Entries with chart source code
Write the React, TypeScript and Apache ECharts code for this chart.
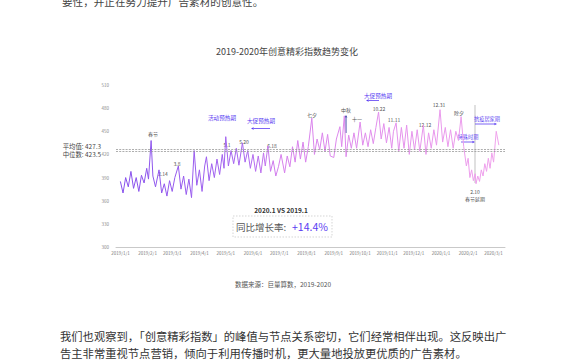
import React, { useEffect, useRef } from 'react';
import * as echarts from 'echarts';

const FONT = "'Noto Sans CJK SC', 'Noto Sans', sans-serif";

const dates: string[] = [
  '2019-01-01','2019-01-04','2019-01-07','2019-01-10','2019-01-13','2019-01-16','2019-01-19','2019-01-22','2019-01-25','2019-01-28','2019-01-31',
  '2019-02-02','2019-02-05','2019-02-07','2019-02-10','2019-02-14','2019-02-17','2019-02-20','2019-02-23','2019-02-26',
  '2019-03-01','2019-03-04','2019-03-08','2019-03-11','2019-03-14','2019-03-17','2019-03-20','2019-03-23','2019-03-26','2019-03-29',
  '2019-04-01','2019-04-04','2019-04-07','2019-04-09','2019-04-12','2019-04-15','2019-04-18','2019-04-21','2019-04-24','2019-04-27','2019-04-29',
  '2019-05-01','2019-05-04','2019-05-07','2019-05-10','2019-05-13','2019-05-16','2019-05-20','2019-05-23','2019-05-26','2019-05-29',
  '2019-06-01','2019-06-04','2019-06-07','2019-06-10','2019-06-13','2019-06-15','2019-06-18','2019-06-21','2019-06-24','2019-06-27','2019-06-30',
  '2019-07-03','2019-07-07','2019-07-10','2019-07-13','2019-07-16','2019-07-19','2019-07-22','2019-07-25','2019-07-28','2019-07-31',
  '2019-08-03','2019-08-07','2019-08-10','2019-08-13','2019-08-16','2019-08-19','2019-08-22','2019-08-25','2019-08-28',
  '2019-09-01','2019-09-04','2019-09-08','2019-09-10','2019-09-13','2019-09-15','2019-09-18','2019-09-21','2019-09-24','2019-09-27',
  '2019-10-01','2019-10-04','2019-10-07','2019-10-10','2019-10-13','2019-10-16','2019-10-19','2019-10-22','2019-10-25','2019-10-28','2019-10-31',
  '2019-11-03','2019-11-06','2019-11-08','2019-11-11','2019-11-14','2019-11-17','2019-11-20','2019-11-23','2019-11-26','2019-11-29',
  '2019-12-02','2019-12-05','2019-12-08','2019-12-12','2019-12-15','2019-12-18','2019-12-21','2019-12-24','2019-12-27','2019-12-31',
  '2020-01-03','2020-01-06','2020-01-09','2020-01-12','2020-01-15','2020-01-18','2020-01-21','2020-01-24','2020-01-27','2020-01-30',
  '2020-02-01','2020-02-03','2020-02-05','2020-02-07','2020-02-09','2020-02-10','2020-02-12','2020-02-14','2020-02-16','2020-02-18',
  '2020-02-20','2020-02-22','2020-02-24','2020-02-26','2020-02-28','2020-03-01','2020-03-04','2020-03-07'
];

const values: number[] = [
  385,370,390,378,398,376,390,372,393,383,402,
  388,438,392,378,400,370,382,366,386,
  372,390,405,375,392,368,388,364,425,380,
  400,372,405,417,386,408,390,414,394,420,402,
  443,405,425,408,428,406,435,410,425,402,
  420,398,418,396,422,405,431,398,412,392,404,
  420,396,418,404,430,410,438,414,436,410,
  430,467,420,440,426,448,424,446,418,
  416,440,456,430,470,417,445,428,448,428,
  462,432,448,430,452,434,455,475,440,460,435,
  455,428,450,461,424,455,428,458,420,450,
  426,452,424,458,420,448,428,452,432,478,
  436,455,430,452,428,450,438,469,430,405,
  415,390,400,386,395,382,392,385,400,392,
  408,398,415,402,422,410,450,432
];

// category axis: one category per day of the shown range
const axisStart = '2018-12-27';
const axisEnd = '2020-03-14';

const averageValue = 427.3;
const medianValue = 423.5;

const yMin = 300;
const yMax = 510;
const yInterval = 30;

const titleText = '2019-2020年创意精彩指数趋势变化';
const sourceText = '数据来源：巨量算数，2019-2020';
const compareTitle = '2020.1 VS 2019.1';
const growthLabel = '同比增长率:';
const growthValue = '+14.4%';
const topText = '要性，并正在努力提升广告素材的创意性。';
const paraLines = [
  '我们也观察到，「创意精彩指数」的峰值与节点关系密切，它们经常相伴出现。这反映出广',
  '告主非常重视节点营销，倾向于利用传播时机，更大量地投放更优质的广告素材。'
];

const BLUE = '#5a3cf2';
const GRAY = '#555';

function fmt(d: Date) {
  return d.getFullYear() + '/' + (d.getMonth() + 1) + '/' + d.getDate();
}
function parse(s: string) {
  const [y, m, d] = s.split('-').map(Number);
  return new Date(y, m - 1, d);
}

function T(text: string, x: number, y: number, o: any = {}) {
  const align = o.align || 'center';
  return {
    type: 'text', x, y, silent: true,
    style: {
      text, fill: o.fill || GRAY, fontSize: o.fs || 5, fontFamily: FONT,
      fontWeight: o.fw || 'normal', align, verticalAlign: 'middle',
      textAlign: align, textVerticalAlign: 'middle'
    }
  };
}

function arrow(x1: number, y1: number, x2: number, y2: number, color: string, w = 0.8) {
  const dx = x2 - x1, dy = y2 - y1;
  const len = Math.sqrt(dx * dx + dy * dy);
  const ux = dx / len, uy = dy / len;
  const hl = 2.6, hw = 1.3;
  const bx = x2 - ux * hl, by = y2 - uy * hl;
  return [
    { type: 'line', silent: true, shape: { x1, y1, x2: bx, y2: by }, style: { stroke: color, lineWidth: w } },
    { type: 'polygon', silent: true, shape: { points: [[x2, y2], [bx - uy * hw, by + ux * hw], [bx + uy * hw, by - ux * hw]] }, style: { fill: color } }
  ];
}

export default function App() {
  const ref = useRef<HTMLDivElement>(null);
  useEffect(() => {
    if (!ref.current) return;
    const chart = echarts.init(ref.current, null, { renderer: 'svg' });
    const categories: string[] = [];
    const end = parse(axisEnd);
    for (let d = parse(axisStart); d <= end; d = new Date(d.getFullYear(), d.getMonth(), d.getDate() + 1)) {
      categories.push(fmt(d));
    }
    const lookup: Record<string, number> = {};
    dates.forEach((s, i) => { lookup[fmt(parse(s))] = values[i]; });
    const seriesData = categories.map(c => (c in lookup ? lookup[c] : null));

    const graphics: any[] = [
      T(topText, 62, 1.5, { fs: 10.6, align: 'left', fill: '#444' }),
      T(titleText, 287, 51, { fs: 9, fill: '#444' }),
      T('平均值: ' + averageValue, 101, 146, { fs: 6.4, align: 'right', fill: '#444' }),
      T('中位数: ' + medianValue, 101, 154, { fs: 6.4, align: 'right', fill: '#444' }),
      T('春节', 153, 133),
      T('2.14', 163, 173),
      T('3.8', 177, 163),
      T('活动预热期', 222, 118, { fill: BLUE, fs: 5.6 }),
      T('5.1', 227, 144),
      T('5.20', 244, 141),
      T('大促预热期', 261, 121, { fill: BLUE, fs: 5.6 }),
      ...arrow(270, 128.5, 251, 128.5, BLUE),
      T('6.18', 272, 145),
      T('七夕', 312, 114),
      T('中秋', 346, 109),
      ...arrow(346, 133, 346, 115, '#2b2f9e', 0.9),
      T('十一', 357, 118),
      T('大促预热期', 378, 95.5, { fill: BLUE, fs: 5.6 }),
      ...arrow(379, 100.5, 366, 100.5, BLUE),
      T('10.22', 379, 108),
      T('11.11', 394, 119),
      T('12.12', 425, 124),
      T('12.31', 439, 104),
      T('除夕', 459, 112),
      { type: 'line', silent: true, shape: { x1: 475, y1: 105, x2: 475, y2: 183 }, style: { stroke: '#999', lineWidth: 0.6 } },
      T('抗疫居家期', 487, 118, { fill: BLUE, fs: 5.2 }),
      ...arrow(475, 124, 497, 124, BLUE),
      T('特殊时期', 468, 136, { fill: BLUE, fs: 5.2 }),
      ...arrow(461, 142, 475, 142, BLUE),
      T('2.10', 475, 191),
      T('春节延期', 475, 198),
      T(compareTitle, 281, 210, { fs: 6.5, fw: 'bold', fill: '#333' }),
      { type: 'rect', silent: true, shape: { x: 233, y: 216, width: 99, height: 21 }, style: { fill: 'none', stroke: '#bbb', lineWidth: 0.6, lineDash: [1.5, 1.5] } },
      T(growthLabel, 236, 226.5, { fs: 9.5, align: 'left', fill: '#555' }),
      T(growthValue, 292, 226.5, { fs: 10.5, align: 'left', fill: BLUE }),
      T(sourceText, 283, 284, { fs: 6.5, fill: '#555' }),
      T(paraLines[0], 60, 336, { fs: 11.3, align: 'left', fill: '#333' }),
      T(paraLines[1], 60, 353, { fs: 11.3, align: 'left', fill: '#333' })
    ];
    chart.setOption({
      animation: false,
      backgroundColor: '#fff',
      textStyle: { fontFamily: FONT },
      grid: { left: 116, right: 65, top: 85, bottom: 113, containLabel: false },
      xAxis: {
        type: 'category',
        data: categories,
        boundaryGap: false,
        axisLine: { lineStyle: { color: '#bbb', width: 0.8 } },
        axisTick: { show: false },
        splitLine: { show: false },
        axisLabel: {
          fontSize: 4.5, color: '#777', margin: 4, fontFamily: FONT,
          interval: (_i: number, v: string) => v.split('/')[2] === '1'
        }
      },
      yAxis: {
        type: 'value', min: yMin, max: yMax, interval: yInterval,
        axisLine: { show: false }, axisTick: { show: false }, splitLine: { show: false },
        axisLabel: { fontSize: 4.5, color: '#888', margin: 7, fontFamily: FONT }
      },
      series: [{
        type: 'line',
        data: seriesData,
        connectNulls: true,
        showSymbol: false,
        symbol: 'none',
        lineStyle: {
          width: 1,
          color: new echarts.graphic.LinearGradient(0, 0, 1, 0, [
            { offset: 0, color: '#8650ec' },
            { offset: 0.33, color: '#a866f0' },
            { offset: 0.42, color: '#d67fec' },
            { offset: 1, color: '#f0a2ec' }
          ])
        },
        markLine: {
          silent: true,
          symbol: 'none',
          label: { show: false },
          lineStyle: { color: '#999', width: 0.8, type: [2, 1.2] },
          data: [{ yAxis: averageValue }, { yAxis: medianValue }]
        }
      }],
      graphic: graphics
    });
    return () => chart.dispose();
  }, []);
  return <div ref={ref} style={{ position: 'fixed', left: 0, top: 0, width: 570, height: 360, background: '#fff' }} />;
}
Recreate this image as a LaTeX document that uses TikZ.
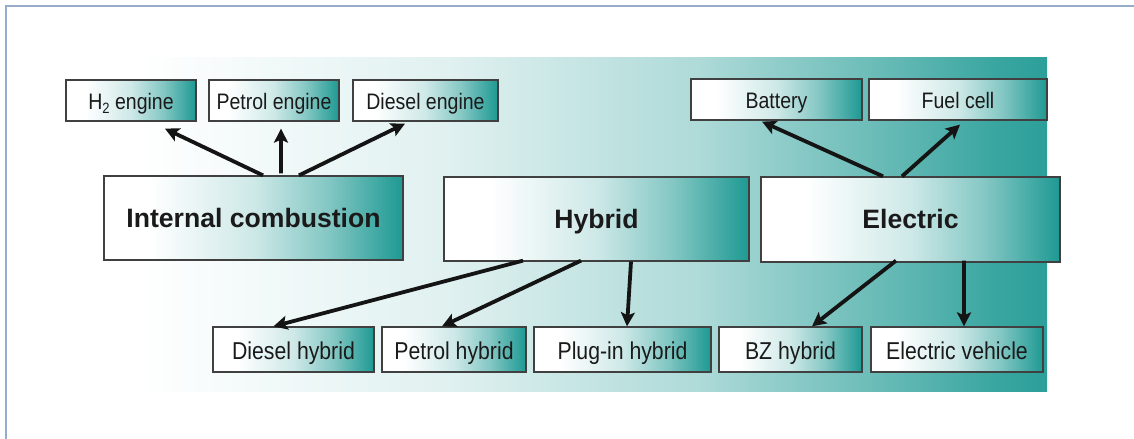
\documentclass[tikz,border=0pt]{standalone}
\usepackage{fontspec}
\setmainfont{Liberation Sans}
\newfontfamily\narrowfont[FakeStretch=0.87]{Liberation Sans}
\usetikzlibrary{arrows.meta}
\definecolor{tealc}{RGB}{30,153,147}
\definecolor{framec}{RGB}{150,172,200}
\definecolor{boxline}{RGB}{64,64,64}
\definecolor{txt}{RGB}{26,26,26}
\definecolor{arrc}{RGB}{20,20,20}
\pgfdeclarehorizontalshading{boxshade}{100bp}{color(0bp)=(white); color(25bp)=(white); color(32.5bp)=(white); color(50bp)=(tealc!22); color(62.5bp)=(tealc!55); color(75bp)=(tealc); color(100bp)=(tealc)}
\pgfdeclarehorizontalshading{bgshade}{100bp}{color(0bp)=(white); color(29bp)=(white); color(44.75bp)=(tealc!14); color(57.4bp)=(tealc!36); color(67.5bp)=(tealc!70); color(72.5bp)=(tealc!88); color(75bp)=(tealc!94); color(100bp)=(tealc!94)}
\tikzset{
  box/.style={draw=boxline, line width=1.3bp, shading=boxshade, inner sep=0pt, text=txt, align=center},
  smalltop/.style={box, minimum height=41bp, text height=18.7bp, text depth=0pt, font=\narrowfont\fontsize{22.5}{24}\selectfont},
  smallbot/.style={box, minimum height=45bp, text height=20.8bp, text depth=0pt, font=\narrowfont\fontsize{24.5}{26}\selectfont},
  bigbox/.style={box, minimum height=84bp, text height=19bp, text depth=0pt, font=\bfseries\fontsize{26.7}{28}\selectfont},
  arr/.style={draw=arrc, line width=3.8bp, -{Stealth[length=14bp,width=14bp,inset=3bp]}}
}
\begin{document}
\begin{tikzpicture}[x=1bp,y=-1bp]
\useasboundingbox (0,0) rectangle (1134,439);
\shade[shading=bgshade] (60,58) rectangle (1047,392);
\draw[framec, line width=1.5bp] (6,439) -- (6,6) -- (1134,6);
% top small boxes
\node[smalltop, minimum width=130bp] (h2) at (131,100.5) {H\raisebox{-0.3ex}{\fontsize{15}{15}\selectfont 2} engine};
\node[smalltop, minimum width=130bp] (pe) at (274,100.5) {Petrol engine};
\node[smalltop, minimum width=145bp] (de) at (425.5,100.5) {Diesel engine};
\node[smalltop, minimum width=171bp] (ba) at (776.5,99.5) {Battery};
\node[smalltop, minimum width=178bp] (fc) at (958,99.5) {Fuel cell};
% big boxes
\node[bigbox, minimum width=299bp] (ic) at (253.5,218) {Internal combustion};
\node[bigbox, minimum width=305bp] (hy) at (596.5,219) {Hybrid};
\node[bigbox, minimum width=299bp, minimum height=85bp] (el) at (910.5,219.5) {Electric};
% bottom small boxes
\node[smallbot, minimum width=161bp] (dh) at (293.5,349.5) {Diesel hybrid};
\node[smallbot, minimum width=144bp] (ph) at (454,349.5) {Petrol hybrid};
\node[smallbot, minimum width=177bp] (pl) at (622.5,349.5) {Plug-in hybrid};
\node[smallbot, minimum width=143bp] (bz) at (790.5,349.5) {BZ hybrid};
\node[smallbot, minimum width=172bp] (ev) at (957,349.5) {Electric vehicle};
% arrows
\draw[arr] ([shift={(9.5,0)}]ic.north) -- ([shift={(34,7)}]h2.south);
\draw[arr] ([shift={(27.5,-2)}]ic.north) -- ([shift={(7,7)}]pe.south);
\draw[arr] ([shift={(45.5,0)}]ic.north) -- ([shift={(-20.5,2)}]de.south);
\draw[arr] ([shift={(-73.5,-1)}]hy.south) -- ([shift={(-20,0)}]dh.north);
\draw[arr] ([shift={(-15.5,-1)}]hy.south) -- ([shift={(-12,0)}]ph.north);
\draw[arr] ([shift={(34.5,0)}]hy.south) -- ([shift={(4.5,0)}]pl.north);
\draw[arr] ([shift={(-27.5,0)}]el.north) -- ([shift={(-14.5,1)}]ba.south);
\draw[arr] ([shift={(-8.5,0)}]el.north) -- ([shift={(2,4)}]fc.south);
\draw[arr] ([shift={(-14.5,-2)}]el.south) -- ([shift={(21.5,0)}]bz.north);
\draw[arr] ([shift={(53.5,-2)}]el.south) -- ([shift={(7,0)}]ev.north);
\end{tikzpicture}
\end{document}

* [Task objective] Print the entries as they stand, first line through the line holding "CJK SC', 'Noto", with every picture removed.

* [Exercise result]
Write the React, TypeScript and Apache ECharts code for this chart.
import React, { useEffect, useRef } from 'react';
import * as echarts from 'echarts';

const FONT = "'Noto Sans CJK SC', 'Noto Sans', sans-serif";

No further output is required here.